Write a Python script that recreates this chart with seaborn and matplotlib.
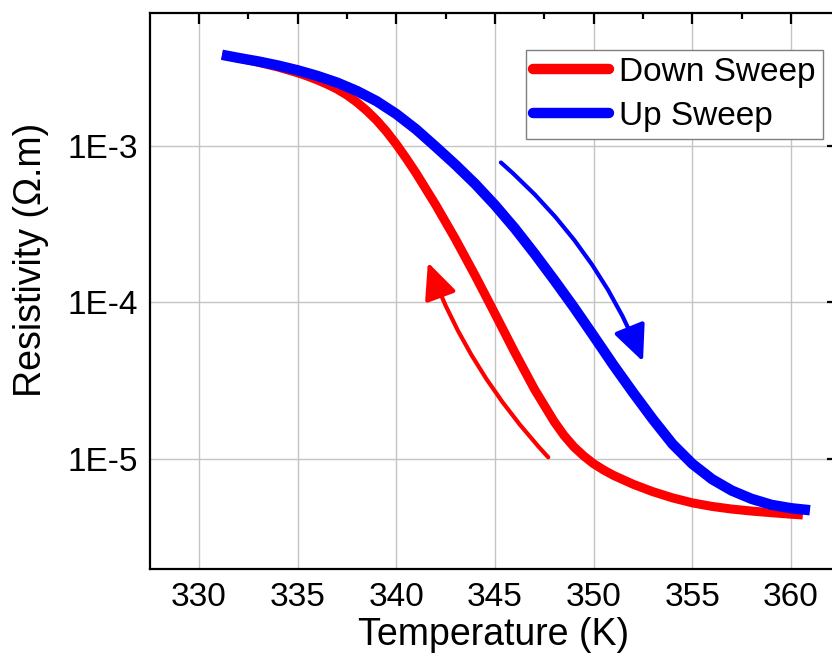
import numpy as np
import pandas as pd
import matplotlib
matplotlib.use("Agg")
import matplotlib.pyplot as plt
import seaborn as sns
from matplotlib.ticker import FixedLocator, FixedFormatter, LogLocator, NullFormatter, MultipleLocator

# ---- data ----
temp_down = [331.17, 332, 333, 334, 335, 335.5, 336, 336.5, 337, 337.5, 338, 338.5, 339,
             339.5, 340, 340.5, 341, 342, 343, 344, 345, 346, 347, 348, 348.5, 349, 349.5,
             350, 350.5, 351, 352, 353, 354, 355, 356, 357, 358, 359, 360, 360.6]
rho_down = [3.79e-3, 3.62e-3, 3.40e-3, 3.17e-3, 2.91e-3, 2.77e-3, 2.62e-3, 2.46e-3, 2.29e-3,
            2.10e-3, 1.89e-3, 1.67e-3, 1.45e-3, 1.23e-3, 1.02e-3, 8.30e-4, 6.68e-4, 4.18e-4,
            2.53e-4, 1.48e-4, 8.47e-5, 4.81e-5, 2.80e-5, 1.74e-5, 1.42e-5, 1.20e-5, 1.05e-5,
            9.37e-6, 8.56e-6, 7.91e-6, 6.94e-6, 6.22e-6, 5.68e-6, 5.28e-6, 5.01e-6, 4.82e-6,
            4.68e-6, 4.57e-6, 4.47e-6, 4.42e-6]

temp_up = [331.17, 332, 333, 334, 335, 336, 337, 338, 339, 340, 341, 342, 343, 344, 345,
           346, 347, 348, 349, 350, 351, 352, 353, 354, 355, 356, 357, 358, 359, 360, 360.96]
rho_up = [3.79e-3, 3.62e-3, 3.44e-3, 3.24e-3, 3.02e-3, 2.78e-3, 2.52e-3, 2.23e-3, 1.92e-3,
          1.59e-3, 1.27e-3, 9.82e-4, 7.54e-4, 5.69e-4, 4.17e-4, 2.97e-4, 2.05e-4, 1.39e-4,
          9.31e-5, 6.11e-5, 3.99e-5, 2.66e-5, 1.80e-5, 1.25e-5, 9.36e-6, 7.47e-6, 6.32e-6,
          5.60e-6, 5.13e-6, 4.88e-6, 4.74e-6]

series_names = ["Down Sweep", "Up Sweep"]
series_colors = ["#ff0000", "#0000ff"]

x_ticks = [330, 335, 340, 345, 350, 355, 360]
x_tick_labels = ["330", "335", "340", "345", "350", "355", "360"]
y_ticks = [1e-5, 1e-4, 1e-3]
y_tick_labels = ["1E-5", "1E-4", "1E-3"]

# arrows: (start T, start rho) -> (end T, end rho)
arrow_up_start = (345.3, 7.8e-4)
arrow_up_end = (352.5, 4.2e-5)
arrow_down_start = (347.7, 1.03e-5)
arrow_down_end = (341.6, 1.8e-4)

df = pd.concat([
    pd.DataFrame({"T": temp_down, "rho": rho_down, "sweep": series_names[0]}),
    pd.DataFrame({"T": temp_up, "rho": rho_up, "sweep": series_names[1]}),
], ignore_index=True)

sns.set_theme(style="white")
plt.rcParams["font.family"] = ["Liberation Sans", "DejaVu Sans"]
plt.rcParams["text.color"] = "black"
plt.rcParams["axes.labelcolor"] = "black"
plt.rcParams["xtick.color"] = "black"
plt.rcParams["ytick.color"] = "black"

fig = plt.figure(figsize=(8.32, 6.71), dpi=100)
ax = fig.add_axes([150 / 832, 1 - 569 / 671, (838 - 150) / 832, (569 - 13) / 671])

lws = [6.5, 7.5]
for name, color, lw in zip(series_names, series_colors, lws):
    sub = df[df["sweep"] == name]
    sns.lineplot(data=sub, x="T", y="rho", ax=ax, color=color, lw=lw, sort=False,
                 label=name, solid_capstyle="butt", solid_joinstyle="round", estimator=None)

ax.set_yscale("log")
ax.set_xlim(327.52, 362.38)
ax.set_ylim(2.0e-6, 7.0e-3)

ax.xaxis.set_major_locator(FixedLocator(x_ticks))
ax.xaxis.set_major_formatter(FixedFormatter(x_tick_labels))
ax.xaxis.set_minor_locator(MultipleLocator(2.5))
ax.yaxis.set_major_locator(FixedLocator(y_ticks))
ax.yaxis.set_major_formatter(FixedFormatter(y_tick_labels))
ax.yaxis.set_minor_locator(LogLocator(base=10, subs=np.arange(2, 10)))
ax.yaxis.set_minor_formatter(NullFormatter())

ax.grid(True, which="major", color="#c4c4c4", lw=1.0)
ax.set_axisbelow(True)

for s in ax.spines.values():
    s.set_visible(True)
    s.set_color("black")
    s.set_linewidth(1.6)

ax.tick_params(which="both", direction="in", top=True, right=True, color="black", width=1.6)
ax.tick_params(which="major", length=8, labelsize=24, pad=9, labelcolor="black")
ax.tick_params(which="minor", length=4.5)

ax.set_xlabel("Temperature (K)", fontsize=27, labelpad=3, color="black")
ax.set_ylabel("Resistivity (\u03a9.m)", fontsize=27, color="black")
ax.yaxis.set_label_coords(-0.147, 0.556)

leg = ax.legend(loc="upper right", bbox_to_anchor=(0.9775, 0.9335), fontsize=24,
                frameon=True, fancybox=False, framealpha=1, edgecolor="#7f7f7f",
                handlelength=2.3, handletextpad=0.3, borderpad=0.2, labelspacing=0.4,
                borderaxespad=0)
leg.get_frame().set_linewidth(1.0)
for t in leg.get_texts():
    t.set_color("black")
for h in leg.get_lines():
    h.set_linewidth(7.5)
    h.set_solid_capstyle("round")

ax.annotate("", xy=arrow_up_end, xytext=arrow_up_start,
            arrowprops=dict(arrowstyle="-|>,head_length=1.1,head_width=0.5",
                            mutation_scale=20, color=series_colors[1], lw=3,
                            connectionstyle="arc3,rad=-0.12", shrinkA=0, shrinkB=0))
ax.annotate("", xy=arrow_down_end, xytext=arrow_down_start,
            arrowprops=dict(arrowstyle="-|>,head_length=1.1,head_width=0.5",
                            mutation_scale=20, color=series_colors[0], lw=3,
                            connectionstyle="arc3,rad=-0.1", shrinkA=0, shrinkB=0))

fig.savefig("out.png", dpi=100)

· · · ·

**Required work**
Only the lines from the start of the material through the line containing "4.68e-6, 4.57e-6, 4.47e-6, 4.42e-6]" should be transcribed. Pictures stay out.

**Answer**
Write a Python script that recreates this chart with seaborn and matplotlib.
import numpy as np
import pandas as pd
import matplotlib
matplotlib.use("Agg")
import matplotlib.pyplot as plt
import seaborn as sns
from matplotlib.ticker import FixedLocator, FixedFormatter, LogLocator, NullFormatter, MultipleLocator

# ---- data ----
temp_down = [331.17, 332, 333, 334, 335, 335.5, 336, 336.5, 337, 337.5, 338, 338.5, 339,
             339.5, 340, 340.5, 341, 342, 343, 344, 345, 346, 347, 348, 348.5, 349, 349.5,
             350, 350.5, 351, 352, 353, 354, 355, 356, 357, 358, 359, 360, 360.6]
rho_down = [3.79e-3, 3.62e-3, 3.40e-3, 3.17e-3, 2.91e-3, 2.77e-3, 2.62e-3, 2.46e-3, 2.29e-3,
            2.10e-3, 1.89e-3, 1.67e-3, 1.45e-3, 1.23e-3, 1.02e-3, 8.30e-4, 6.68e-4, 4.18e-4,
            2.53e-4, 1.48e-4, 8.47e-5, 4.81e-5, 2.80e-5, 1.74e-5, 1.42e-5, 1.20e-5, 1.05e-5,
            9.37e-6, 8.56e-6, 7.91e-6, 6.94e-6, 6.22e-6, 5.68e-6, 5.28e-6, 5.01e-6, 4.82e-6,
            4.68e-6, 4.57e-6, 4.47e-6, 4.42e-6]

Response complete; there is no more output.